Don't tell these guys they may be overpaying: They just point to earlier- generation wireless licenses that paid off. "What was true in the past is that whatever you paid for a license was a good deal," says Michel Bon, CEO of France Telecom.

Some of the hottest competition is between British Telecommunications and archrival Vodafone. They have driven the price of license B--the most attractive available to incumbents--close to $4.5 billion. Both companies feel that they will be weakened and their images dented if they don't grab the best span of spectrum being put on the block.

Yet these enormous bids already exceed what most observers expected--several times over. So it's no surprise that analysts, investors, and industry executives not caught up in the bidding war are starting to feel uneasy. They remember that some operators who overpaid for U.S. mobile licenses in the mid-1990s wound up going bankrupt. They also worry that so much is likely to be paid out on the licenses that companies' ability to invest in actual services will be crimped. Some even think that the costs are so high and the markets so unproven that 3G will never be built. "You have huge R&D and huge physical investments," says Serge Tchuruk, chairman and CEO of French telecom equipment maker Alcatel. "Who is going to justify it as a business?" Indeed, Sonera Group, the Finnish operator, dropped out on Apr. 4, suggesting that things were getting out of hand.

DELAYED PAYOFF. Winning a British license is just one hurdle in the race. Actually building the new system, which involves setting up towers for base stations and radio processors across the country, could add $6 billion to $10 billion more, figures John Hughes, president of Lucent Technologies Inc.'s mobile division. And the same exercise is likely to be repeated in each of the European markets. Germany, which plans to auction licenses for up to six providers later this year, may prove even more pricey because it has more potential users--80 million to Britain's 58 million. A company such as Vodafone could wind up spending up to $100 billion in Europe.

That can only mean that telecom companies, already the leading consumers of capital, are going to get even hungrier. It seems likely that European and other investors are going to be deluged with tens of billions of dollars in high-yield telecom issues and new equity offerings. Some of these may be a tough sell, especially if the pressure continues on existing technology issues.

Although telecom gurus paint visions of a brave new world where almost everybody lives through their telephones, the payoff from 3G could be a long time in coming. Futuristic Wireless Access Protocol phones are already available from companies such as Ericsson and Nokia, and they offer some Internet services. But they have been slow to catch on. It's far from clear what services will work on the mobile Web and how much they will bring telecom companies. "We have no idea how much we're going to charge for these services," says a senior executive at a Spanish phone company.

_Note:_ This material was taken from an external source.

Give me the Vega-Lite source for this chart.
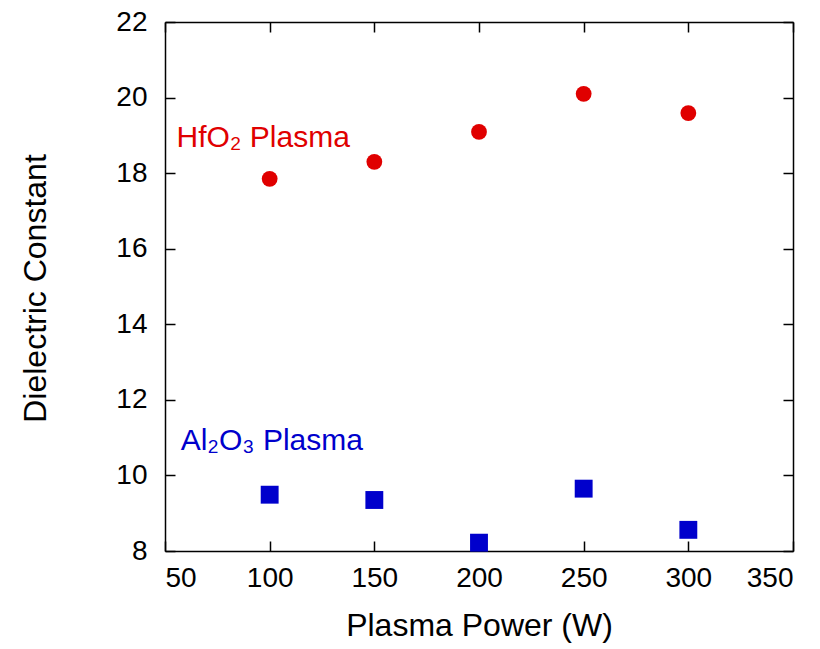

NEW CONTENDERS. To date, it's also far from clear who will prevail in this auction of dreams. One or more of the four 2G licensees in Britain could lose out to some of the serious new contenders with deep pockets. Besides NTL and France Telecom, they include Telefonica and MCI Worldcom. License A is reserved for a company or group not currently providing wireless service in Britain.

These players are still in the race, though five consortia--including a bidder linked to Global Crossing Ltd. of the U.S.; the private equity wing of Japan's Nomura Securities; and One.Tel, an Australian group linked to Rupert Murdoch--dropped out in early April. At these prices, it looks tough for new players to make money. The incremental investment in moving to 3G will be much less for existing players with billing networks, customers, and existing radio towers than for outfits starting from scratch.

But even the winners may face more rivals than they are counting on. Virgin Group's Richard Branson, who was bidding with Sonera, now plans to buy time from an existing operator and set up a "virtual network." He recently entered the British industry by lining up a similar arrangement with One-2-One for second-generation cell phones. Smart move: 3G is mighty attractive, but for those paying top dollar, mighty risky.